## Start

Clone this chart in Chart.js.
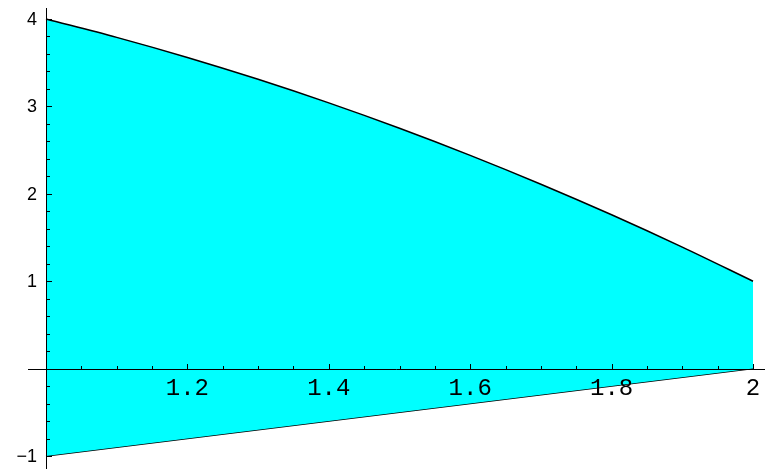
<!DOCTYPE html>
<html>
<head>
<meta charset="utf-8">
<script src="https://cdn.jsdelivr.net/npm/chart.js@4.4.0/dist/chart.umd.min.js"></script>
<style>
  html, body { margin: 0; padding: 0; background: #fff; }
  #wrap { width: 765px; height: 469px; position: relative; }
</style>
</head>
<body>
<div id="wrap"><canvas id="plot"></canvas></div>
<script>
// sample positions along x
const xs = [1.0, 1.1, 1.2, 1.3, 1.4, 1.5, 1.6, 1.7, 1.8, 1.9, 2.0];
// upper boundary of the shaded region
const upper = [4.0, 3.79, 3.56, 3.31, 3.04, 2.75, 2.44, 2.11, 1.76, 1.39, 1.0];
// lower boundary of the shaded region
const lower = [-1.0, -0.9, -0.8, -0.7, -0.6, -0.5, -0.4, -0.3, -0.2, -0.1, 0.0];

const xTicks = [1.2, 1.4, 1.6, 1.8, 2];
const xTickLabels = ["1.2", "1.4", "1.6", "1.8", "2"];
const yTicks = [-1, 1, 2, 3, 4];
const yTickLabels = ["\u22121", "1", "2", "3", "4"];

const pts = (ys) => xs.map((x, i) => ({ x: x, y: ys[i] }));

// axes drawn through the origin (1, 0), Mathematica style
const crossAxes = {
  id: "crossAxes",
  afterDatasetsDraw(chart) {
    const ctx = chart.ctx;
    const sx = chart.scales.x, sy = chart.scales.y;
    const x0 = sx.getPixelForValue(1);
    const y0 = sy.getPixelForValue(0);
    ctx.save();
    ctx.strokeStyle = "#000";
    ctx.lineWidth = 1;

    ctx.beginPath();
    ctx.moveTo(28, Math.round(y0) + 0.5);
    ctx.lineTo(765, Math.round(y0) + 0.5);
    ctx.moveTo(Math.round(x0) + 0.5, 8);
    ctx.lineTo(Math.round(x0) + 0.5, 469);
    ctx.stroke();

    // x ticks: minor every 0.05, major every 0.2
    ctx.beginPath();
    for (let k = 1; k <= 20; k++) {
      const v = 1 + k * 0.05;
      const px = Math.round(sx.getPixelForValue(v)) + 0.5;
      const len = k % 4 === 0 ? 5 : 3;
      ctx.moveTo(px, Math.round(y0));
      ctx.lineTo(px, Math.round(y0) - len);
    }
    // y ticks: minor every 0.2, major every 1
    for (let k = -5; k <= 20; k++) {
      if (k === 0) continue;
      const v = k * 0.2;
      const py = Math.round(sy.getPixelForValue(v)) + 0.5;
      const len = k % 5 === 0 ? 5 : 3;
      ctx.moveTo(Math.round(x0) + 1, py);
      ctx.lineTo(Math.round(x0) + 1 + len, py);
    }
    ctx.stroke();

    ctx.fillStyle = "#000";
    ctx.font = "24px 'Liberation Mono', 'Courier New', monospace";
    ctx.textAlign = "center";
    ctx.textBaseline = "alphabetic";
    xTicks.forEach((v, i) => {
      ctx.fillText(xTickLabels[i], sx.getPixelForValue(v), y0 + 26);
    });

    ctx.font = "18px 'Liberation Sans', Arial, sans-serif";
    ctx.textAlign = "right";
    ctx.textBaseline = "middle";
    yTicks.forEach((v, i) => {
      ctx.fillText(yTickLabels[i], x0 - 9, sy.getPixelForValue(v) + 1);
    });
    ctx.restore();
  }
};

new Chart(document.getElementById("plot"), {
  type: "line",
  data: {
    datasets: [
      {
        data: pts(upper),
        borderColor: "#000",
        borderWidth: 1.5,
        backgroundColor: "#00ffff",
        fill: "+1",
        pointRadius: 0,
        tension: 0.4,
        cubicInterpolationMode: "monotone",
        clip: 4
      },
      {
        data: pts(lower),
        borderColor: "#000",
        borderWidth: 1.5,
        fill: false,
        pointRadius: 0,
        clip: 4
      }
    ]
  },
  options: {
    responsive: true,
    maintainAspectRatio: false,
    animation: false,
    layout: { padding: { left: 46, right: 12, top: 19, bottom: 13 } },
    plugins: { legend: { display: false }, tooltip: { enabled: false } },
    scales: {
      x: { type: "linear", min: 1, max: 2, display: false },
      y: { type: "linear", min: -1, max: 4, display: false }
    }
  },
  plugins: [crossAxes]
});
</script>
</body>
</html>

## End

Exercise prompt: Reproduce every line of the material precisely, omitting its pictures.

Solution:
Clone this chart in Chart.js.
<!DOCTYPE html>
<html>
<head>
<meta charset="utf-8">
<script src="https://cdn.jsdelivr.net/npm/chart.js@4.4.0/dist/chart.umd.min.js"></script>
<style>
  html, body { margin: 0; padding: 0; background: #fff; }
  #wrap { width: 765px; height: 469px; position: relative; }
</style>
</head>
<body>
<div id="wrap"><canvas id="plot"></canvas></div>
<script>
// sample positions along x
const xs = [1.0, 1.1, 1.2, 1.3, 1.4, 1.5, 1.6, 1.7, 1.8, 1.9, 2.0];
// upper boundary of the shaded region
const upper = [4.0, 3.79, 3.56, 3.31, 3.04, 2.75, 2.44, 2.11, 1.76, 1.39, 1.0];
// lower boundary of the shaded region
const lower = [-1.0, -0.9, -0.8, -0.7, -0.6, -0.5, -0.4, -0.3, -0.2, -0.1, 0.0];

const xTicks = [1.2, 1.4, 1.6, 1.8, 2];
const xTickLabels = ["1.2", "1.4", "1.6", "1.8", "2"];
const yTicks = [-1, 1, 2, 3, 4];
const yTickLabels = ["\u22121", "1", "2", "3", "4"];

const pts = (ys) => xs.map((x, i) => ({ x: x, y: ys[i] }));

// axes drawn through the origin (1, 0), Mathematica style
const crossAxes = {
  id: "crossAxes",
  afterDatasetsDraw(chart) {
    const ctx = chart.ctx;
    const sx = chart.scales.x, sy = chart.scales.y;
    const x0 = sx.getPixelForValue(1);
    const y0 = sy.getPixelForValue(0);
    ctx.save();
    ctx.strokeStyle = "#000";
    ctx.lineWidth = 1;

    ctx.beginPath();
    ctx.moveTo(28, Math.round(y0) + 0.5);
    ctx.lineTo(765, Math.round(y0) + 0.5);
    ctx.moveTo(Math.round(x0) + 0.5, 8);
    ctx.lineTo(Math.round(x0) + 0.5, 469);
    ctx.stroke();

    // x ticks: minor every 0.05, major every 0.2
    ctx.beginPath();
    for (let k = 1; k <= 20; k++) {
      const v = 1 + k * 0.05;
      const px = Math.round(sx.getPixelForValue(v)) + 0.5;
      const len = k % 4 === 0 ? 5 : 3;
      ctx.moveTo(px, Math.round(y0));
      ctx.lineTo(px, Math.round(y0) - len);
    }
    // y ticks: minor every 0.2, major every 1
    for (let k = -5; k <= 20; k++) {
      if (k === 0) continue;
      const v = k * 0.2;
      const py = Math.round(sy.getPixelForValue(v)) + 0.5;
      const len = k % 5 === 0 ? 5 : 3;
      ctx.moveTo(Math.round(x0) + 1, py);
      ctx.lineTo(Math.round(x0) + 1 + len, py);
    }
    ctx.stroke();

    ctx.fillStyle = "#000";
    ctx.font = "24px 'Liberation Mono', 'Courier New', monospace";
    ctx.textAlign = "center";
    ctx.textBaseline = "alphabetic";
    xTicks.forEach((v, i) => {
      ctx.fillText(xTickLabels[i], sx.getPixelForValue(v), y0 + 26);
    });

    ctx.font = "18px 'Liberation Sans', Arial, sans-serif";
    ctx.textAlign = "right";
    ctx.textBaseline = "middle";
    yTicks.forEach((v, i) => {
      ctx.fillText(yTickLabels[i], x0 - 9, sy.getPixelForValue(v) + 1);
    });
    ctx.restore();
  }
};

new Chart(document.getElementById("plot"), {
  type: "line",
  data: {
    datasets: [
      {
        data: pts(upper),
        borderColor: "#000",
        borderWidth: 1.5,
        backgroundColor: "#00ffff",
        fill: "+1",
        pointRadius: 0,
        tension: 0.4,
        cubicInterpolationMode: "monotone",
        clip: 4
      },
      {
        data: pts(lower),
        borderColor: "#000",
        borderWidth: 1.5,
        fill: false,
        pointRadius: 0,
        clip: 4
      }
    ]
  },
  options: {
    responsive: true,
    maintainAspectRatio: false,
    animation: false,
    layout: { padding: { left: 46, right: 12, top: 19, bottom: 13 } },
    plugins: { legend: { display: false }, tooltip: { enabled: false } },
    scales: {
      x: { type: "linear", min: 1, max: 2, display: false },
      y: { type: "linear", min: -1, max: 4, display: false }
    }
  },
  plugins: [crossAxes]
});
</script>
</body>
</html>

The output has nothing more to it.